European Equities Slide Most in a Month on Fed, China Worries
(Bloomberg) -- European stocks slumped after the Federal Reserve signaled a tapering of stimulus starting this year and worries about China’s crackdown sparked a selloff in luxury shares.
The Stoxx Europe 600 index dropped 1.5% at the close, the most in a month. Miners slid 4.2% for the worst sector performance. Luxury shares LVMH, Richemont and Kering SA tumbled after Chinese state media said President Xi Jinping offered an outline for “common prosperity” that puts some of the country’s wealthiest citizens on notice. That hurt France’s CAC 40 Index, which fell 2.4%.
For Bank of America investment strategist Milla Savova, increasing signs of a softening in global growth momentum and the prospect of reduced stimulus from the Fed is weighing on stocks today. “This ties into our belief that the ‘goldilocks’ environment of accelerating growth and a falling discount rate that has benefited European equities since last March has come to an end,” she said.

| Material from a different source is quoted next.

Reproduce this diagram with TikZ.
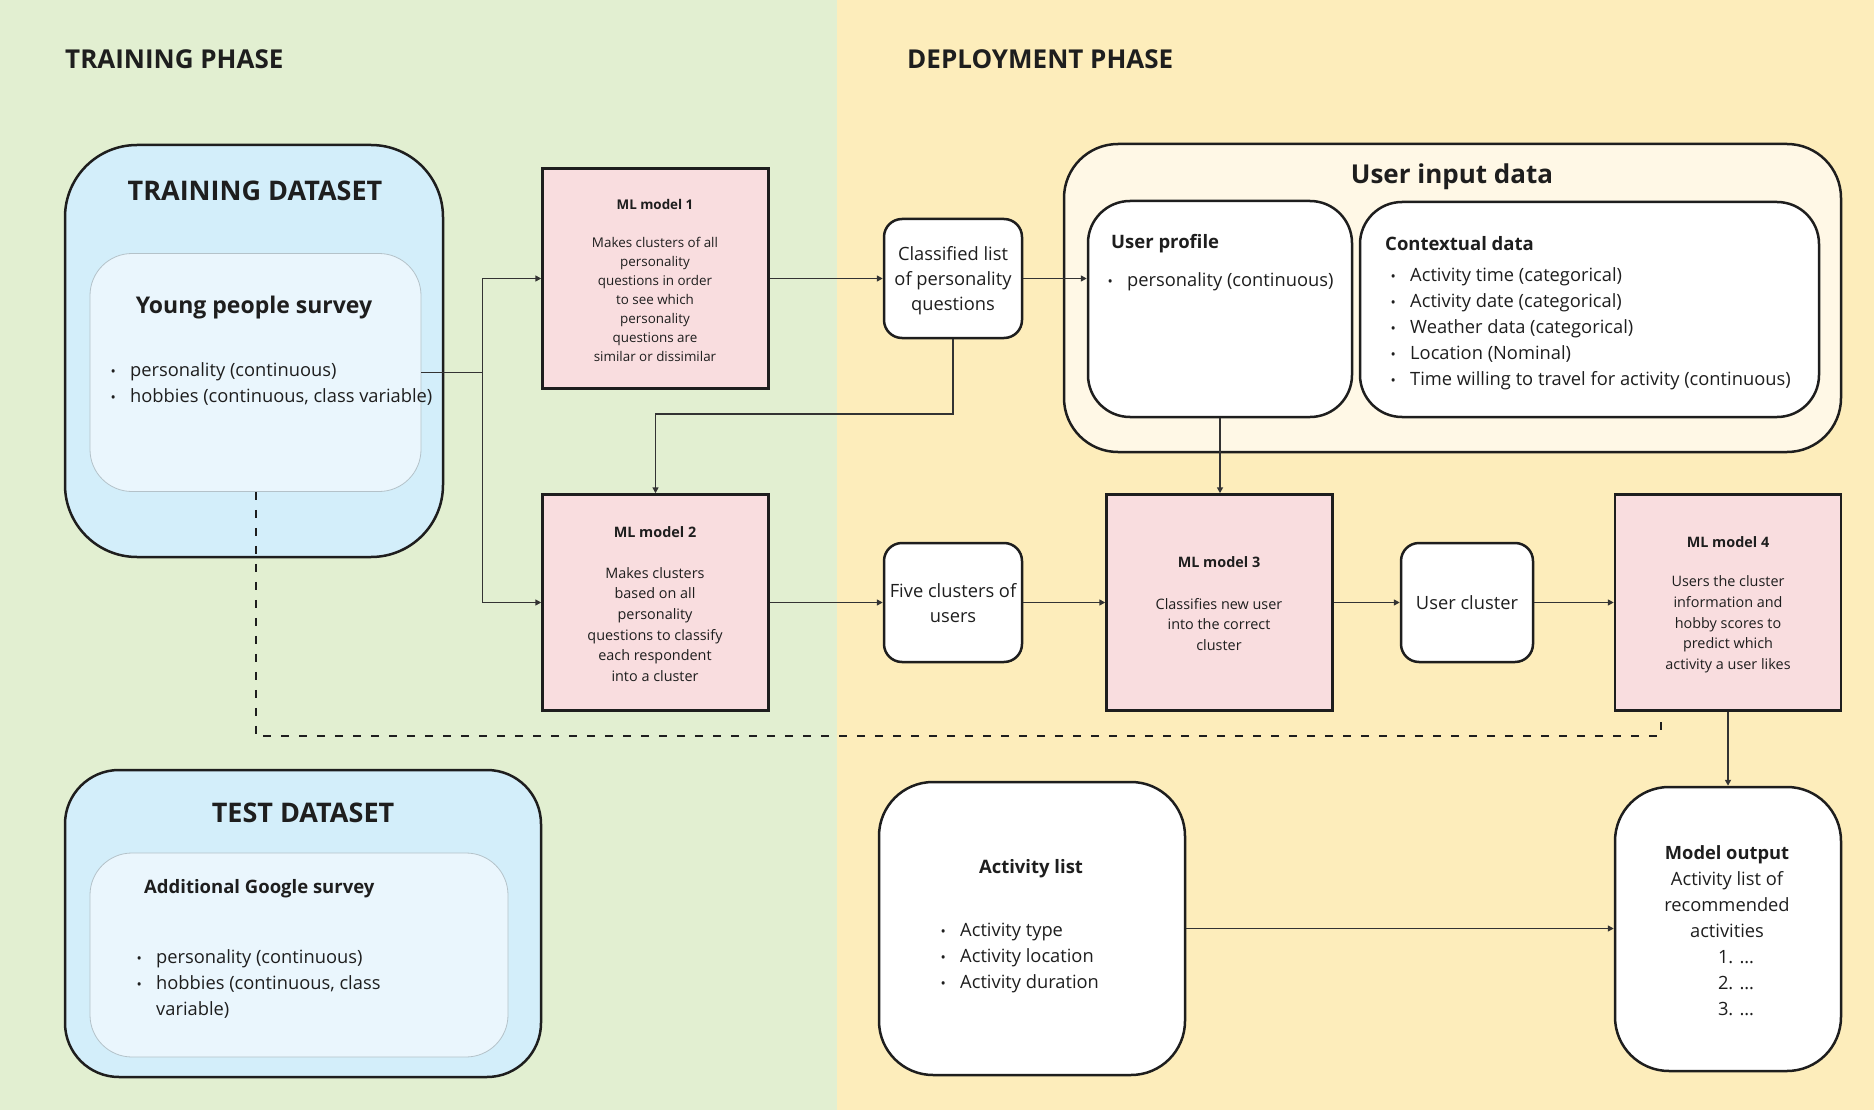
\documentclass[tikz,border=0pt]{standalone}
\usepackage{fontspec}
\setmainfont{Open Sans}
\usetikzlibrary{arrows.meta}
\definecolor{bggreen}{HTML}{E2EFD1}
\definecolor{bgyellow}{HTML}{FDEDBB}
\definecolor{dsblue}{HTML}{D3EEFA}
\definecolor{innerblue}{HTML}{EAF6FD}
\definecolor{innerline}{HTML}{B4C2C9}
\definecolor{mlpink}{HTML}{F9DDDF}
\definecolor{cream}{HTML}{FFF8E6}
\definecolor{ink}{HTML}{1E1E1E}
\definecolor{linegrey}{HTML}{333333}
\newcommand\fbody{\fontsize{18.3}{26}\selectfont}
\newcommand\fsmall{\fontsize{13.4}{19}\selectfont}
\newcommand\fmid{\fontsize{14.4}{20.7}\selectfont}
\newcommand\fsub{\fontsize{18.5}{26}\selectfont\bfseries}
\newcommand\ftitle{\fontsize{26}{30}\selectfont\bfseries}
\newcommand\fbigtitle{\fontsize{27}{32}\selectfont\bfseries}
\newcommand\fhead{\fontsize{23}{28}\selectfont\bfseries}
\newcommand\bul{\makebox[18pt][l]{\hspace*{-1.5pt}{\fontsize{14}{14}\selectfont •}}}
\tikzset{
  every node/.style={text=ink, inner sep=0pt},
  bigbox/.style={draw=ink, line width=2.5pt, rounded corners=#1},
  dsbox/.style={bigbox=#1, fill=dsblue},
  innerbox/.style={draw=innerline, line width=0.8pt, fill=innerblue, rounded corners=42pt},
  mlbox/.style={draw=ink, line width=2.5pt, fill=mlpink, minimum width=226pt},
  whitebox/.style={bigbox=#1, fill=white},
  arr/.style={draw=linegrey, line width=1.6pt, -{Triangle[length=6pt,width=6pt]}},
  plain/.style={draw=linegrey, line width=1.6pt},
  dsh/.style={draw=ink, line width=2pt, dash pattern=on 8pt off 10pt},
}
\begin{document}
\begin{tikzpicture}[x=1pt,y=-1pt]
\useasboundingbox (0,0) rectangle (1874,1110);
\fill[bggreen] (0,0) rectangle (837,1110);
\fill[bgyellow] (837,0) rectangle (1874,1110);

\node[anchor=west,font=\ftitle] (tphase) at (65,59) {TRAINING PHASE};
\node[anchor=west,font=\ftitle] (dphase) at (907,59) {DEPLOYMENT PHASE};

% Training dataset
\node[dsbox=72pt, minimum width=378pt, minimum height=412pt] (tds) at (254,351) {};
\node[font=\fbigtitle] (tdst) at (255,191) {TRAINING DATASET};
\node[innerbox, minimum width=331pt, minimum height=238pt] (yps) at (255.5,372.5) {};
\node[font=\fhead] (ypst) at (254,308) {Young people survey};
\node[anchor=west, align=left, font=\fbody] (ypsl) at (112,383.5)
  {\bul personality (continuous)\\\bul hobbies (continuous, class variable)};

% ML models 1 and 2
\node[mlbox, minimum height=220pt] (ml1) at (655.5,278.5) {};
\node[font=\fsmall\bfseries] (ml1t) at (655,204) {ML model 1};
\node[align=center, font=\fsmall] (ml1b) at (655,299.5)
  {Makes clusters of all\\personality\\questions in order\\to see which\\personality\\questions are\\similar or dissimilar};
\node[mlbox, minimum height=216pt] (ml2) at (655.5,602.5) {};
\node[font=\fmid\bfseries] (ml2t) at (655,532) {ML model 2};
\node[align=center, font=\fmid] (ml2b) at (655,624.5)
  {Makes clusters\\based on all\\personality\\questions to classify\\each respondent\\into a cluster};

% Small white boxes
\node[whitebox=18pt, minimum width=138pt, minimum height=119pt, align=center, font=\fontsize{18.3}{25}\selectfont] (cls) at (953,278.5)
  {\rule{0pt}{18pt}Classified list\\of personality\\questions};
\node[whitebox=18pt, minimum width=138pt, minimum height=119pt, align=center, font=\fontsize{18.3}{25}\selectfont] (five) at (953,602.5)
  {\rule{0pt}{16pt}Five clusters of\\users};
\node[whitebox=18pt, minimum width=132pt, minimum height=119pt, font=\fbody] (ucl) at (1467,602.5) {User cluster};

% ML models 3 and 4
\node[mlbox, minimum height=216pt] (ml3) at (1219.5,602.5) {};
\node[font=\fmid\bfseries] (ml3t) at (1219,562) {ML model 3};
\node[align=center, font=\fmid] (ml3b) at (1219,624.5)
  {Classifies new user\\into the correct\\cluster};
\node[mlbox, minimum height=216pt] (ml4) at (1728,602.5) {};
\node[font=\fmid\bfseries] (ml4t) at (1728,542) {ML model 4};
\node[align=center, font=\fmid] (ml4b) at (1728,624.5)
  {Users the cluster\\information and\\hobby scores to\\predict which\\activity a user likes};

% User input data
\node[bigbox=54pt, fill=cream, minimum width=777pt, minimum height=308pt] (uid) at (1452.5,298) {};
\node[font=\ftitle] (uidt) at (1452,177) {User input data};
\node[whitebox=42pt, minimum width=264pt, minimum height=216pt] (upr) at (1220,309) {};
\node[anchor=west, font=\fsub] (uprt) at (1111,243.5) {User profile};
\node[anchor=west, font=\fbody] (uprl) at (1109,281.5) {\bul personality (continuous)};
\node[whitebox=42pt, minimum width=459pt, minimum height=215pt] (ctx) at (1589.5,309.5) {};
\node[anchor=west, font=\fsub] (ctxt) at (1385,243.5) {Contextual data};
\node[anchor=west, align=left, font=\fbody] (ctxl) at (1392,328.5)
  {\bul Activity time (categorical)\\\bul Activity date (categorical)\\\bul Weather data (categorical)\\\bul Location (Nominal)\\\bul Time willing to travel for activity (continuous)};

% Test dataset
\node[dsbox=54pt, minimum width=476pt, minimum height=307pt] (tst) at (303,923.5) {};
\node[font=\fbigtitle] (tstt) at (303,812.5) {TEST DATASET};
\node[innerbox, minimum width=418pt, minimum height=204pt] (ags) at (299,955) {};
\node[anchor=west, font=\fsub] (agst) at (144,889) {Additional Google survey};
\node[anchor=west, align=left, font=\fbody] (agsl) at (138,984)
  {\bul personality (continuous)\\\bul hobbies (continuous, class\\\hspace*{18pt}variable)};

% Activity list
\node[whitebox=54pt, minimum width=306pt, minimum height=293pt] (act) at (1032,928.5) {};
\node[font=\fsub] (actt) at (1031,869) {Activity list};
\node[anchor=west, align=left, font=\fbody] (actl) at (942,958)
  {\bul Activity type\\\bul Activity location\\\bul Activity duration};

% Model output
\node[whitebox=54pt, minimum width=226pt, minimum height=284pt] (mout) at (1728,929) {};
\node[align=center, font=\fbody] (moutt) at (1727,930.3)
  {{\bfseries Model output}\\Activity list of\\recommended\\activities\\\hspace*{18pt}1. …\\\hspace*{18pt}2. …\\\hspace*{18pt}3. …};

% Connectors
\draw[plain] (yps.east) -- ++(61,0) coordinate (j1);
\draw[arr] (j1) |- (ml1.west);
\draw[arr] (j1) |- (ml2.west);
\draw[arr] (ml1.east) -- (cls.west);
\draw[arr] (cls.east) -- (cls.east -| upr.west);
\draw[arr] (cls.south) -- ++(0,75) -| (ml2.north);
\draw[arr] (ml2.east) -- (five.west);
\draw[arr] (five.east) -- (ml3.west);
\draw[arr] (upr.south) -- (upr.south |- ml3.north);
\draw[arr] (ml3.east) -- (ucl.west);
\draw[arr] (ucl.east) -- (ml4.west);
\draw[arr] (ml4.south) -- (mout.north);
\draw[arr] (act.east) -- (act.east -| mout.west);
\coordinate (dc) at (1661,736);
\draw[dsh] (yps.south) |- (dc) -- (dc |- ml4.south);
\end{tikzpicture}
\end{document}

Investors are turning more risk averse after sending the Stoxx 600 to 10 straight records earlier this month, with minutes from the Fed’s last meeting showing that most officials agreed they could start slowing the pace of bond purchases later this year. That’s adding to worries about the spread of Covid-19 variants, China’s regulatory crackdown and turmoil in Afghanistan.

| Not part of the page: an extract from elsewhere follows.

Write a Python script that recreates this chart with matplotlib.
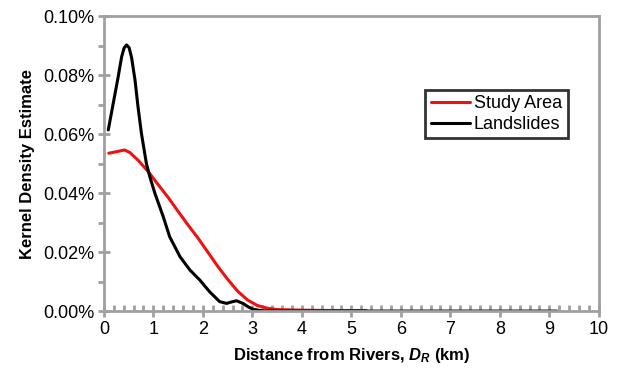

“European equities have recently seen their longest winning streak in over a decade so a pullback is not surprising at this point -- markets have become tactically overbought,” said Hani Redha, a portfolio manager at PineBridge Investment. “A sharper slowdown in China is an important risk for equities in the coming months.”
In Europe, buy-the-dip sentiment has reigned supreme after bouts of stock volatility so far this year. The Stoxx 600 has gone without a 5% drop for 138 days, the longest streak since 2017.
“Looking into the next weeks and month, I would expect markets to remain range bound with Fed worries piling onto worries about a Chinese growth slowdown and the spread of the delta variant,” said Joachim Klement, head of strategy, accounting and sustainability at Liberum Capital.
On Thursday, miners tumbled amid a rout in iron ore as China sought to cut steel production, while carmakers were also weighed down by a report that chip shortages will force Japanese peer Toyota Motor Corp. to cut its global production in September.